What does the new Treasury Legislation Amendment (Small Business and Unfair Contract Terms) Act 2015 (Cth) do?
The current unfair contract terms regime under the Australian Consumer Law and the ASIC Act2 applies to standard form ‘consumer contracts’. Consumer contracts are contracts entered into with individuals who are acquiring goods, services or interests in land that are predominantly for personal, domestic, or household use or consumption.3
The Treasury Legislation Amendment (Small Business and Unfair Contract Terms) Act 2015 (Cth) (Amendments) will extend the existing unfair contract terms regime to the new category of ‘small business contracts’. The extension of the regime to small business contracts is significant because the unfair terms regime will extend beyond governing contracts with individual consumers to include governing certain company-to-company contracts. Further, the application of the new regime is not limited by the type of goods and services which are being provided under the contract.
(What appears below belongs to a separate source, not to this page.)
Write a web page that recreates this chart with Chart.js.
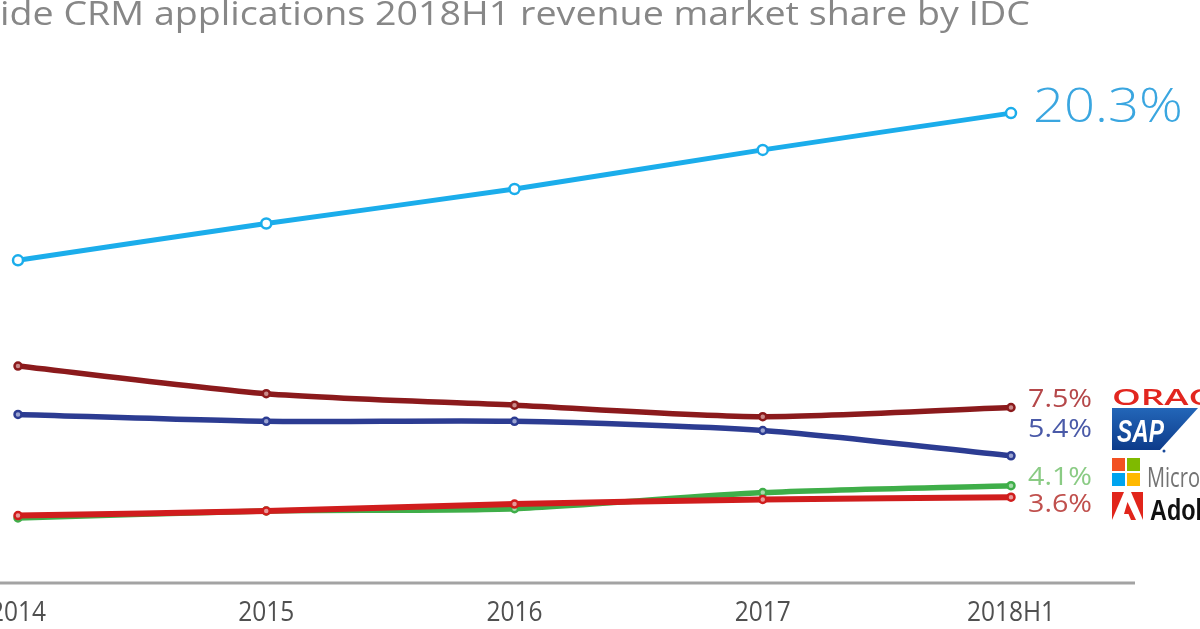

The Amendments received royal assent on the 12th of November 2015, meaning the Amendments will commence on this date in 2016. This transitional stage was extended in the Senate from an initial six month timeframe, in recognition that the ACCC would assist businesses to transition to the new regime.
What are the existing unfair contract term prohibitions?
Under the existing regime, a term from a consumer contract can be declared unfair if the term is unfair,3 and the contract is a standard form contract. Under the Amendments, these two tests now apply to terms of small business contracts.
When is a term unfair?
- the extent to which the term is transparent; and
- the contract as a whole.5
A term is transparent if the term is:
- expressed in reasonably plain language;
- presented clearly; and
- readily available to any party affected by the term.6
The party that is advantaged by a potentially unfair term has the onus of proving that it is reasonable necessary to protect its legitimate interests.7
EXAMPLE UNFAIR TERMS8
Terms may be unfair if they:
|Permit one party, but not the other, to terminate, vary or renew the contract.||Permit one party to vary the price payable under the contract without the right of the other party to terminate.||Permit one party to unilaterally vary the goods or services to be supplied, or the interest in land to be sold or granted, under the contract.|
When is a contract a ‘standard form contract’?
While there is no express definition of a ‘standard form contract’, the relevant Acts contain a number of factors that a court may consider when determining whether a contract is of a standard form.9
If a party to a proceeding alleges that a contract is a standard form contract, it is presumed to be a standard form contract unless another party to the proceeding proves otherwise.10
What are ‘small business contracts’?
What constitutes a small business?
Under the Amendments, small business contracts are contracts in which one of the parties employs less than 20 employees and the following thresholds apply.
In calculating the upfront price payable, all of the consideration under the contract will be valued and it includes any interest payable. For example if a contract provides for the supply of multiple goods or services, the upfront price will be the consideration for the total supply under the contract.11
The Amendments will apply to small business contracts regardless of whether the small business is an acquirer or a supplier. It is likely this is the case to capture situations where small businesses supply goods and services to large businesses often on terms drafted to the advantage of the large business.
What are the consequences if a term is found to be unfair?
Terms in any standard form small business contract found to be unfair can be declared void by the courts if a small business party to the contract, or the relevant regulator – ACCC or ASIC – apply for such a finding. While no fines or penalties can be imposed on a contravening party, there are a number of other remedies that it may face including injunctions, compensation orders, and damages.
It is important to note that the courts may also issue redress orders to other ‘non-party’ consumers who are not parties to the enforcement proceedings in relation to the particular contract but who have suffered, or are likely to suffer, loss or damage in relation to the unfair term.
What happens after the 12 month transition period?
After the 12 month transition period the new legislation will apply to:
- new small business contracts;
- pre-existing small business contracts that are renewed; and
- any terms of pre-existing contracts that are varied.
1These will be terms that create a significant imbalance in the parties’ rights that are not necessary to protect legitimate interests.
2See, for example, the Competition and Consumer Act 2010 (Cth), Schedule 2 (Australian Consumer Law), Part 2-3 and Australian Securities and Investments Commission Act 2001 (Cth) (ASIC Act), subdivision BA.
3In the case of the ASIC Act, this applies to financial products or contracts for financial services, that are predominantly an acquisition for personal, domestic or household use or consumption.
4Australian Consumer Law, s24(1); ASIC Act, s12BG(1).
5Australian Consumer Law, s24(2); ASIC Act, s12BG(2).
6Australian Consumer Law, s24(3); ASIC Act, s12BG(3) .
7Australian Consumer Law, s24(4); ASIC Act, s12BG(4).
8Australian Consumer Law, s 25; ASIC Act, s12BH.
9Australian Consumer Law, s27(2); ASIC Act, s12BK(2).
10Australian Consumer Law, s27(1); ASIC Act, s12BK(1).
11Explanatory Memorandum to the Amendments, at [2.26].